‘Auroville is a very special place. The town was founded 50 years ago by a spiritually minded couple. It is aimed at a sustainable way of life with healthy eating, yoga and meditation. A bit like hippies, but without the drugs. I was so enthusiastic when I arrived and my housemates gave me a tour of the town I would be staying in for the next few months — it all seemed so beautiful and friendly. Until later that evening when I discovered a cockroach in my room. When I called on a housemate in panic, he looked at me as if to say: “What did you expect? You’re in India!” After two beers to calm myself down, I hermetically sealed my bed by tucking the mosquito net under my mattress. The following day I went looking for new lodgings, this time without any cockroaches.
Apart from this, adapting to my new surroundings wasn’t difficult as I loved everything about India except for the cockroaches. Indians are incredibly hospitable despite the poverty and poor conditions — rubbish in the streets, people who just pooh in public. Even people who have virtually nothing will invite you into their home and offer you something to eat.
The Mohanam Cultural Centre, where I worked, is concerned with the empowerment of women, children and communities. Tourists are given the opportunity to do their bit too. My day in India usually started with an early meditation session at home. Then I went to work, where I was involved in improving the organization of tourist excursions, for instance, or modifying questionnaires. After work I went holistic dancing — I just loved that.
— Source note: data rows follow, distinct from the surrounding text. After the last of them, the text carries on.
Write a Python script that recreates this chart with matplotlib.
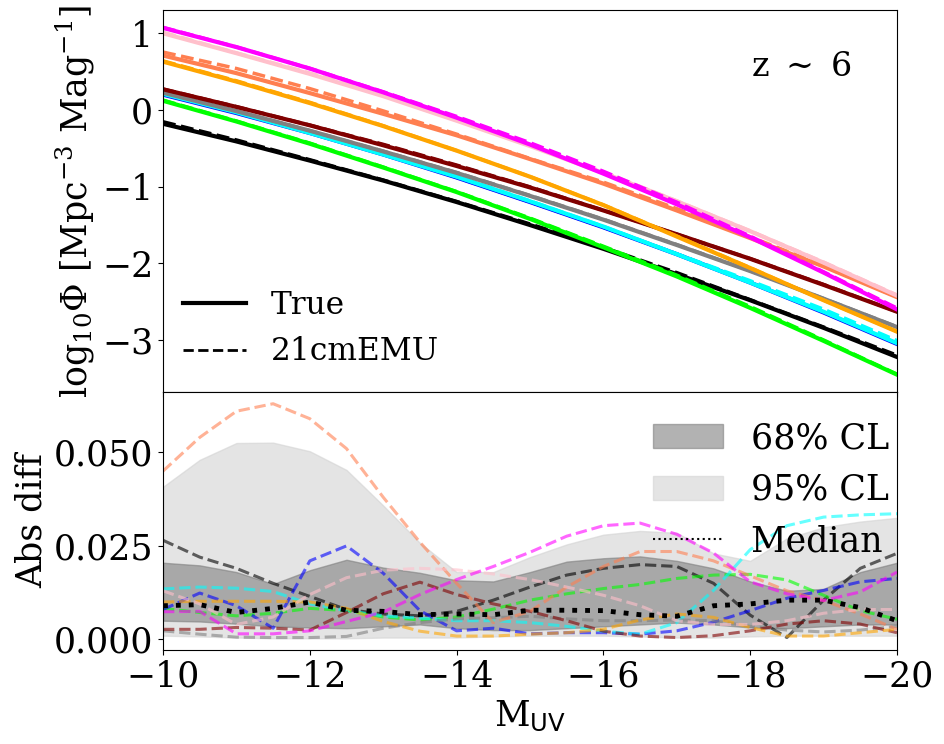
import numpy as np
import matplotlib
matplotlib.use("Agg")
import matplotlib.pyplot as plt
from matplotlib.lines import Line2D
from matplotlib.patches import Patch

plt.rcParams['font.family'] = 'serif'
plt.rcParams['font.serif'] = ['DejaVu Serif']
plt.rcParams['mathtext.fontset'] = 'dejavuserif'

# magnitudes
muv_top = [-10, -11, -12, -13, -14, -15, -16, -17, -18, -19, -20]
muv_bot = [-10, -10.5, -11, -11.5, -12, -12.5, -13, -13.5, -14, -14.5, -15,
           -15.5, -16, -16.5, -17, -17.5, -18, -18.5, -19, -19.5, -20]

colors = ['black', 'lime', 'blue', 'cyan', 'grey', 'maroon', 'orange', 'coral', 'pink', 'magenta']

# true log10 Phi
true_black = [-0.18, -0.41, -0.66, -0.92, -1.20, -1.50, -1.81, -2.14, -2.48, -2.84, -3.22]
true_lime = [0.12, -0.15, -0.44, -0.75, -1.07, -1.42, -1.79, -2.17, -2.58, -3.01, -3.45]
true_blue = [0.20, -0.04, -0.30, -0.58, -0.88, -1.20, -1.53, -1.88, -2.25, -2.64, -3.05]
true_cyan = [0.21, -0.03, -0.30, -0.58, -0.87, -1.19, -1.52, -1.88, -2.25, -2.63, -3.04]
true_grey = [0.225, -0.015, -0.27, -0.54, -0.82, -1.12, -1.43, -1.76, -2.10, -2.46, -2.83]
true_maroon = [0.27, 0.04, -0.20, -0.46, -0.73, -1.01, -1.31, -1.62, -1.94, -2.28, -2.63]
true_orange = [0.63, 0.37, 0.09, -0.21, -0.53, -0.87, -1.24, -1.65, -2.06, -2.48, -2.89]
true_coral = [0.71, 0.48, 0.22, -0.05, -0.33, -0.64, -0.96, -1.31, -1.67, -2.04, -2.44]
true_pink = [1.00, 0.74, 0.47, 0.18, -0.14, -0.47, -0.82, -1.19, -1.58, -1.99, -2.42]
true_magenta = [1.07, 0.82, 0.54, 0.23, -0.10, -0.45, -0.83, -1.23, -1.66, -2.12, -2.60]

# |true - emulated| per model
diff_black = [0.0265, 0.022, 0.019, 0.015, 0.0115, 0.008, 0.0068, 0.0063, 0.0075, 0.0105, 0.014,
              0.0172, 0.019, 0.020, 0.0195, 0.015, 0.0065, 0.0005, 0.0105, 0.019, 0.023]
diff_lime = [0.0083, 0.0072, 0.0063, 0.007, 0.0083, 0.0077, 0.006, 0.0052, 0.006, 0.0081, 0.0105,
             0.0122, 0.0136, 0.0147, 0.0163, 0.0172, 0.0174, 0.0159, 0.0118, 0.0077, 0.0054]
diff_blue = [0.008, 0.0124, 0.009, 0.003, 0.021, 0.025, 0.0177, 0.0077, 0.0023, 0.003, 0.0015,
             0.0018, 0.0018, 0.0014, 0.0023, 0.0046, 0.0077, 0.011, 0.0131, 0.0154, 0.0163]
diff_cyan = [0.0135, 0.014, 0.0137, 0.0128, 0.0095, 0.0077, 0.0063, 0.0057, 0.005, 0.005, 0.0045,
             0.0035, 0.0022, 0.0014, 0.0045, 0.0131, 0.024, 0.0304, 0.0327, 0.0333, 0.0336]
diff_grey = [0.0023, 0.0014, 0.0006, 0.0005, 0.0005, 0.0008, 0.003, 0.0045, 0.0055, 0.0058, 0.0062,
             0.0055, 0.005, 0.005, 0.0052, 0.005, 0.0035, 0.0025, 0.002, 0.0025, 0.0035]
diff_maroon = [0.0027, 0.0027, 0.0032, 0.003, 0.0025, 0.0072, 0.0122, 0.0153, 0.012, 0.0095, 0.0075,
               0.005, 0.0022, 0.0009, 0.0005, 0.001, 0.0023, 0.0041, 0.005, 0.0041, 0.0018]
diff_orange = [0.010, 0.0102, 0.0102, 0.0102, 0.010, 0.0083, 0.0048, 0.0022, 0.0009, 0.0009, 0.0014,
               0.0018, 0.0027, 0.0052, 0.0068, 0.0059, 0.0032, 0.0009, 0.0009, 0.0018, 0.0027]
diff_coral = [0.045, 0.054, 0.061, 0.063, 0.059, 0.051, 0.038, 0.026, 0.015, 0.0045, 0.0075,
              0.014, 0.0195, 0.0235, 0.0235, 0.021, 0.017, 0.013, 0.0104, 0.0068, 0.0027]
diff_pink = [0.013, 0.0095, 0.004, 0.006, 0.012, 0.0165, 0.0185, 0.019, 0.0186, 0.0175, 0.016,
             0.014, 0.0118, 0.009, 0.005, 0.004, 0.004, 0.005, 0.007, 0.008, 0.008]
diff_magenta = [0.0074, 0.0075, 0.0015, 0.0015, 0.0023, 0.0048, 0.0073, 0.012, 0.016, 0.0195, 0.0233,
                0.0276, 0.0304, 0.0311, 0.0281, 0.0231, 0.0154, 0.0122, 0.0104, 0.0127, 0.018]

# median and confidence bands of the abs diff
diff_median = [0.009, 0.0093, 0.0072, 0.0083, 0.010, 0.0078, 0.0075, 0.0066, 0.0068, 0.0066, 0.0078,
               0.0078, 0.0077, 0.0066, 0.0062, 0.009, 0.0095, 0.0105, 0.0105, 0.0085, 0.005]
ci68_lo = [0.005, 0.0048, 0.0042, 0.0035, 0.0032, 0.003, 0.0035, 0.004, 0.003, 0.0025, 0.0025,
           0.003, 0.0035, 0.004, 0.0045, 0.004, 0.0032, 0.003, 0.0035, 0.004, 0.004]
ci68_hi = [0.0205, 0.0198, 0.018, 0.0148, 0.0185, 0.0213, 0.0192, 0.0178, 0.0158, 0.0155, 0.018,
           0.0208, 0.0217, 0.0222, 0.021, 0.019, 0.0155, 0.013, 0.0135, 0.018, 0.0205]
ci95_lo = [0.001, 0.0008, 0.0005, 0.0003, 0.0003, 0.0003, 0.0005, 0.0005, 0.0005, 0.0008, 0.001,
           0.001, 0.001, 0.0008, 0.0005, 0.0005, 0.0008, 0.001, 0.001, 0.001, 0.001]
ci95_hi = [0.0408, 0.048, 0.0525, 0.0526, 0.0503, 0.0453, 0.0358, 0.0258, 0.018, 0.018, 0.022,
           0.0254, 0.028, 0.029, 0.0285, 0.023, 0.021, 0.027, 0.030, 0.0315, 0.0325]

true_all = [true_black, true_lime, true_blue, true_cyan, true_grey,
            true_maroon, true_orange, true_coral, true_pink, true_magenta]
diff_all = [diff_black, diff_lime, diff_blue, diff_cyan, diff_grey,
            diff_maroon, diff_orange, diff_coral, diff_pink, diff_magenta]

fig, (ax1, ax2) = plt.subplots(2, 1, sharex=True, figsize=(9.44, 7.44), dpi=100,
                               gridspec_kw={'height_ratios': [382, 258]})
fig.subplots_adjust(left=0.1727, right=0.9502, top=0.9866, bottom=0.1263, hspace=0)

# top: luminosity functions
for c, t, d in zip(colors, true_all, diff_all):
    t = np.array(t)
    emu = t + np.array(d)[::2]  # emulated = true + residual
    ax1.plot(muv_top, t, color=c, lw=3, ls='-')
    ax1.plot(muv_top, emu, color=c, lw=2.5, ls='--')

ax1.set_ylabel(r'log$_{10}\Phi$ [Mpc$^{-3}$ Mag$^{-1}$]', fontsize=25)
ax1.set_yticks([-3, -2, -1, 0, 1])
ax1.tick_params(labelsize=25)
ax1.text(0.869, 0.85, r'z $\sim$ 6', transform=ax1.transAxes, fontsize=24, ha='center', va='center')
leg1 = [Line2D([0], [0], color='black', lw=3, ls='-', label='True'),
        Line2D([0], [0], color='black', lw=2, ls='--', label='21cmEMU')]
ax1.legend(handles=leg1, loc='lower left', fontsize=22.5, frameon=False,
           borderaxespad=0.25, bbox_to_anchor=(0.0, 0.011))

# bottom: abs diff
ax2.fill_between(muv_bot, ci95_lo, ci95_hi, color='lightgray', alpha=0.6)
ax2.fill_between(muv_bot, ci68_lo, ci68_hi, color='gray', alpha=0.6)
for c, d in zip(colors, diff_all):
    ax2.plot(muv_bot, d, color=c, lw=2.2, ls='--', alpha=0.6)
ax2.plot(muv_bot, diff_median, color='black', lw=3.5, ls=':')

ax2.set_xlim(-10, -20)
ax2.set_yticks([0.0, 0.025, 0.05])
ax2.set_yticklabels(['0.000', '0.025', '0.050'])
ax2.tick_params(labelsize=25)
ax2.set_ylabel('Abs diff', fontsize=25)
ax2.set_xlabel(r'M$_{\mathsf{UV}}$', fontsize=25)
leg2 = [Patch(facecolor='gray', alpha=0.6, edgecolor='gray', label='68% CL'),
        Patch(facecolor='lightgray', alpha=0.6, edgecolor='lightgray', label='95% CL'),
        Line2D([0], [0], color='black', lw=1.5, ls=':', label='Median')]
ax2.legend(handles=leg2, loc='upper right', fontsize=25, frameon=False,
           borderaxespad=0.3, bbox_to_anchor=(1.022, 0.98))

fig.savefig('out.png', dpi=100)
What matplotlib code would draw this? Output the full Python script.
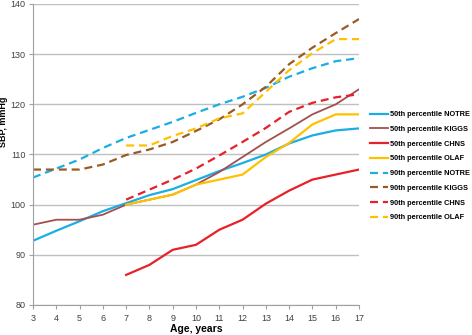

What amazed me most about India was how the traffic was organized. There is a strict hierarchy based on size. Pedestrians are at the bottom, followed by motor bikes, rickshaws, cars, buses and lorries. If a lorry wants to get through, everyone moves to the side. But there is one road user who has a special status — the cow. Even if a cow lies down in the middle of the street, no one will touch it so the traffic comes to a standstill.’